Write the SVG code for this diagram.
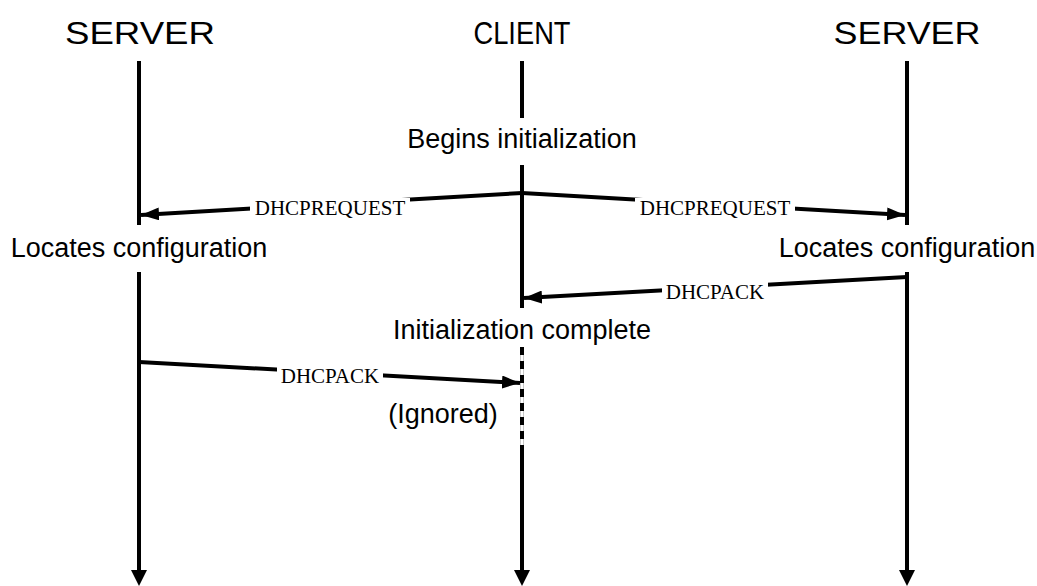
<svg xmlns="http://www.w3.org/2000/svg" width="1037" height="586" viewBox="0 0 1037 586">
<style>
.t{font-family:"Liberation Sans",Arial,sans-serif;fill:#000;text-anchor:middle}
.h{font-size:31px}
.n{font-size:27px}
.m{font-family:"Liberation Serif","Times New Roman",serif;font-size:21px;text-anchor:middle;fill:#000}
.ln{stroke:#000;stroke-width:4;fill:none}
.lb{fill:#fff}
</style>
<defs>
<marker id="ah" markerWidth="18" markerHeight="13" refX="18" refY="6.5" orient="auto" markerUnits="userSpaceOnUse">
<path d="M0,0 L18,6.5 L0,13 Z" fill="#000"/>
</marker>
</defs>
<rect width="1037" height="586" fill="#fff"/>
<g id="server-left">
<text class="t h" x="140" y="44" textLength="150" lengthAdjust="spacingAndGlyphs">SERVER</text>
<line class="ln" x1="139" y1="61" x2="139" y2="225"/>
<text class="t n" x="139" y="257">Locates configuration</text>
<line class="ln" x1="139" y1="272" x2="139" y2="572"/>
<polygon points="131,570 147,570 139,586" fill="#000"/>
</g>
<g id="client">
<text class="t h" x="522" y="44" textLength="97" lengthAdjust="spacingAndGlyphs">CLIENT</text>
<line class="ln" x1="522" y1="61" x2="522" y2="118"/>
<text class="t n" x="522" y="148">Begins initialization</text>
<line class="ln" x1="522" y1="165" x2="522" y2="308"/>
<text class="t n" x="522" y="339">Initialization complete</text>
<line x1="522" y1="347" x2="522" y2="446" stroke="#c8c8c8" stroke-width="4"/>
<line x1="522" y1="347" x2="522" y2="446" stroke="#fff" stroke-width="2"/>
<line x1="522" y1="347" x2="522" y2="446" stroke="#000" stroke-width="4" stroke-dasharray="8 6"/>
<text class="t n" x="443" y="423">(Ignored)</text>
<line class="ln" x1="522" y1="446" x2="522" y2="572"/>
<polygon points="514,570 530,570 522,586" fill="#000"/>
</g>
<g id="server-right">
<text class="t h" x="907" y="44" textLength="147" lengthAdjust="spacingAndGlyphs">SERVER</text>
<line class="ln" x1="907" y1="61" x2="907" y2="225"/>
<text class="t n" x="907" y="257">Locates configuration</text>
<line class="ln" x1="907" y1="272" x2="907" y2="572"/>
<polygon points="899,570 915,570 907,586" fill="#000"/>
</g>
<g id="connectors">
<line class="ln" x1="522" y1="193" x2="141" y2="215" marker-end="url(#ah)"/>
<rect class="lb" x="250" y="198" width="160" height="21"/>
<text class="m" x="330" y="215">DHCPREQUEST</text>
<line class="ln" x1="522" y1="193" x2="905" y2="215" marker-end="url(#ah)"/>
<rect class="lb" x="635" y="198" width="160" height="21"/>
<text class="m" x="715" y="215">DHCPREQUEST</text>
<line class="ln" x1="907" y1="277" x2="524" y2="298" marker-end="url(#ah)"/>
<rect class="lb" x="662" y="282" width="106" height="21"/>
<text class="m" x="715" y="299">DHCPACK</text>
<line class="ln" x1="139" y1="362" x2="520" y2="383" marker-end="url(#ah)"/>
<rect class="lb" x="277" y="366" width="106" height="21"/>
<text class="m" x="330" y="383">DHCPACK</text>
</g>
</svg>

### Given exercise
Copy all the data exactly as written, but skip any picture.

### Completed exercise
Write the SVG code for this diagram.
<svg xmlns="http://www.w3.org/2000/svg" width="1037" height="586" viewBox="0 0 1037 586">
<style>
.t{font-family:"Liberation Sans",Arial,sans-serif;fill:#000;text-anchor:middle}
.h{font-size:31px}
.n{font-size:27px}
.m{font-family:"Liberation Serif","Times New Roman",serif;font-size:21px;text-anchor:middle;fill:#000}
.ln{stroke:#000;stroke-width:4;fill:none}
.lb{fill:#fff}
</style>
<defs>
<marker id="ah" markerWidth="18" markerHeight="13" refX="18" refY="6.5" orient="auto" markerUnits="userSpaceOnUse">
<path d="M0,0 L18,6.5 L0,13 Z" fill="#000"/>
</marker>
</defs>
<rect width="1037" height="586" fill="#fff"/>
<g id="server-left">
<text class="t h" x="140" y="44" textLength="150" lengthAdjust="spacingAndGlyphs">SERVER</text>
<line class="ln" x1="139" y1="61" x2="139" y2="225"/>
<text class="t n" x="139" y="257">Locates configuration</text>
<line class="ln" x1="139" y1="272" x2="139" y2="572"/>
<polygon points="131,570 147,570 139,586" fill="#000"/>
</g>
<g id="client">
<text class="t h" x="522" y="44" textLength="97" lengthAdjust="spacingAndGlyphs">CLIENT</text>
<line class="ln" x1="522" y1="61" x2="522" y2="118"/>
<text class="t n" x="522" y="148">Begins initialization</text>
<line class="ln" x1="522" y1="165" x2="522" y2="308"/>
<text class="t n" x="522" y="339">Initialization complete</text>
<line x1="522" y1="347" x2="522" y2="446" stroke="#c8c8c8" stroke-width="4"/>
<line x1="522" y1="347" x2="522" y2="446" stroke="#fff" stroke-width="2"/>
<line x1="522" y1="347" x2="522" y2="446" stroke="#000" stroke-width="4" stroke-dasharray="8 6"/>
<text class="t n" x="443" y="423">(Ignored)</text>
<line class="ln" x1="522" y1="446" x2="522" y2="572"/>
<polygon points="514,570 530,570 522,586" fill="#000"/>
</g>
<g id="server-right">
<text class="t h" x="907" y="44" textLength="147" lengthAdjust="spacingAndGlyphs">SERVER</text>
<line class="ln" x1="907" y1="61" x2="907" y2="225"/>
<text class="t n" x="907" y="257">Locates configuration</text>
<line class="ln" x1="907" y1="272" x2="907" y2="572"/>
<polygon points="899,570 915,570 907,586" fill="#000"/>
</g>
<g id="connectors">
<line class="ln" x1="522" y1="193" x2="141" y2="215" marker-end="url(#ah)"/>
<rect class="lb" x="250" y="198" width="160" height="21"/>
<text class="m" x="330" y="215">DHCPREQUEST</text>
<line class="ln" x1="522" y1="193" x2="905" y2="215" marker-end="url(#ah)"/>
<rect class="lb" x="635" y="198" width="160" height="21"/>
<text class="m" x="715" y="215">DHCPREQUEST</text>
<line class="ln" x1="907" y1="277" x2="524" y2="298" marker-end="url(#ah)"/>
<rect class="lb" x="662" y="282" width="106" height="21"/>
<text class="m" x="715" y="299">DHCPACK</text>
<line class="ln" x1="139" y1="362" x2="520" y2="383" marker-end="url(#ah)"/>
<rect class="lb" x="277" y="366" width="106" height="21"/>
<text class="m" x="330" y="383">DHCPACK</text>
</g>
</svg>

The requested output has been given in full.